Thomas Werner Laurie (1866–1944) was a London publisher of books that were avant-garde in some cases, racy in others.

==Early life==
Laurie was born in Edinburgh. His father was a Scot and his mother a German.

==Career==
He founded his T. Werner Laurie Ltd. publishing house in 1904 and was known for publishing the works of Yeats, Wilde, and Moore as well as other authors of lesser renown.

He published The Jungle by Upton Sinclair when that work had been rejected for publication in England by other publishers, and Sinclair stayed with Laurie for many years in gratitude, publishing World's End and other novels in Sinclair's Lanny Budd series.

Other books issued in the firm's eclectic publishing programme included The Encyclopaedia of Sex and The History of Torture through the Ages.

In 1946, after Laurie's death, his publishing firm was purchased by the financier Clarence Hatry, and it continued to operate in premises above Hatchards booksellers at 187 Piccadilly, London, with George Greenfield as the manager.
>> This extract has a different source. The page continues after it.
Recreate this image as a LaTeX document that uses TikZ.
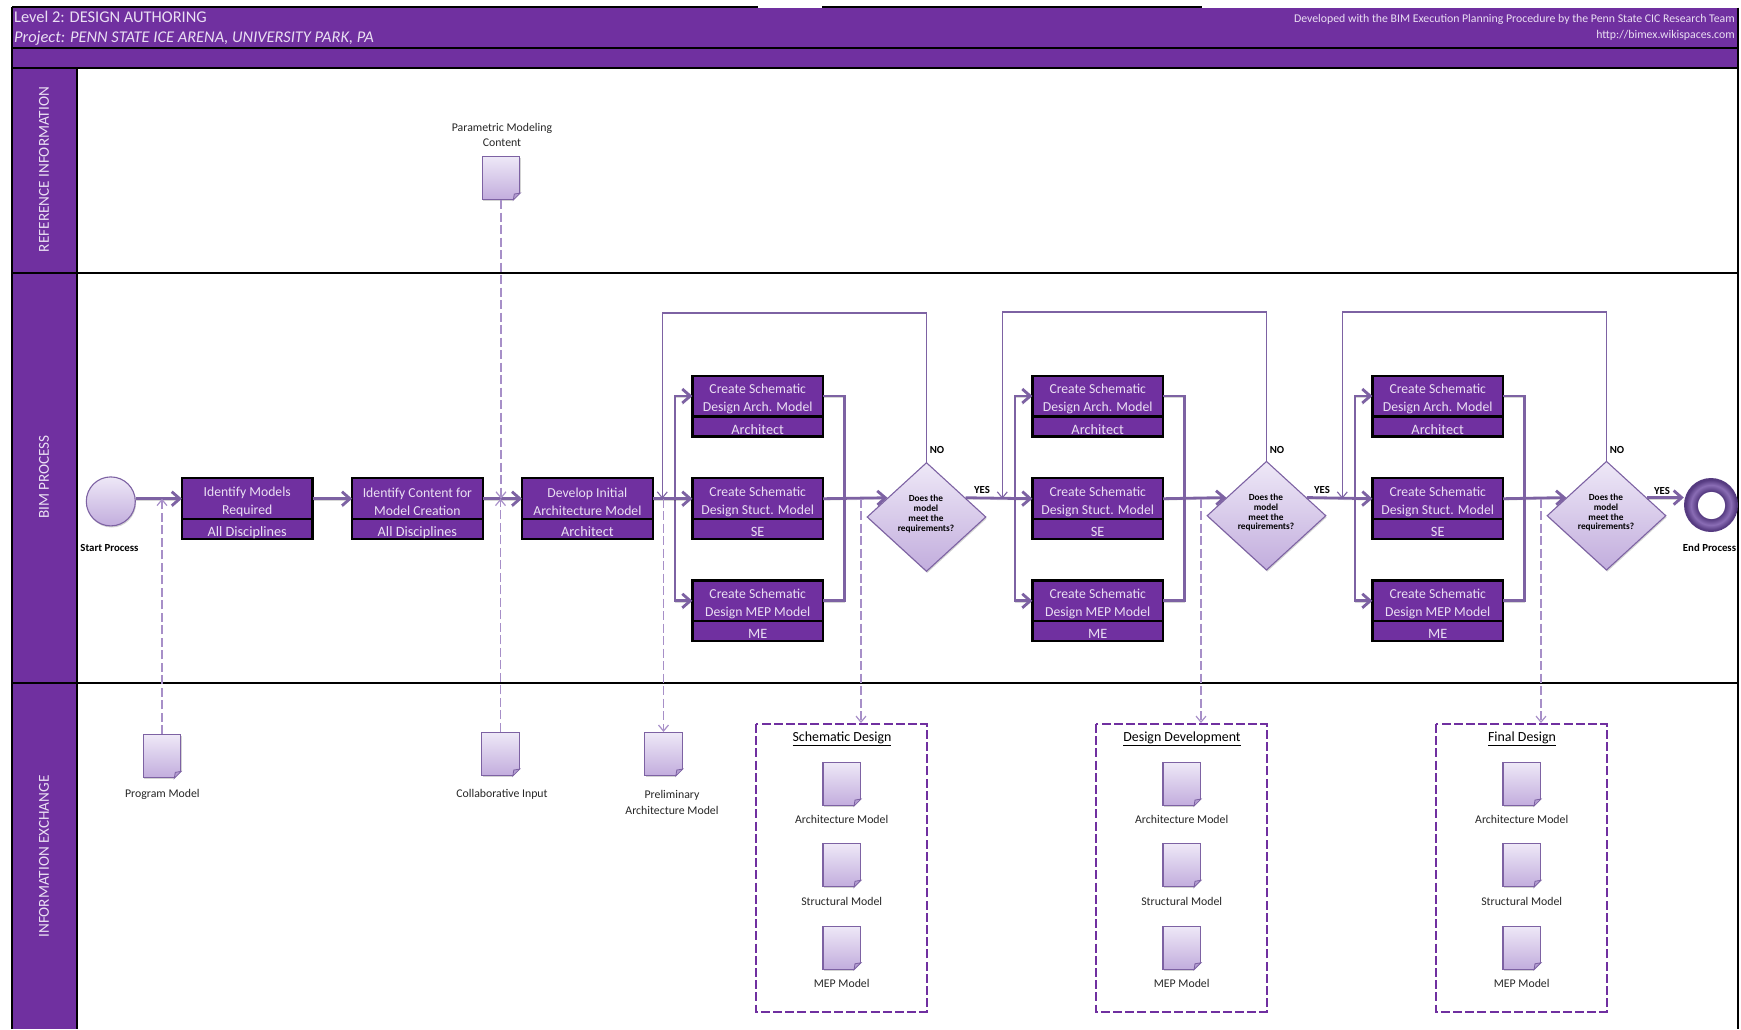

==Book series published by T. Werner Laurie Ltd.==
- The Cathedral Series (author of each volume: T. Francis Bumpus)
- Classical Library
- Eclectic Library (also known as: T. Werner Laurie's Eclectic Library: Books for the Household)
- The Farmer's Library
- The Garden Booklets
- The House Decoration Series
- Laurie's Half-Crown Net Novels
- Laurie's Shilling (Net) Books
- Laurie's Shilling Reprints
- Laurie's Two-Shillings Net Novels
- The Leather Booklets
- The Library of Sports
- Live Books Resurrected
- The Music Lover's Library
- Old English Towns
- Sixpenny Books
- The Old Time Booklets
- Sex Education Library (also known as: The Library of Sex Education)
- Uniform Library Edition of the Works of Guy de Maupassant
- Uniform Library Edition of the Works of Pierre Loti

==Personal life==
Thomas Werner Laurie married twice. His second wife was (Elizabeth Mary) Beatrice (born 1895). Their daughter, Joan Werner Laurie (1920–1964), edited She, a periodical for women.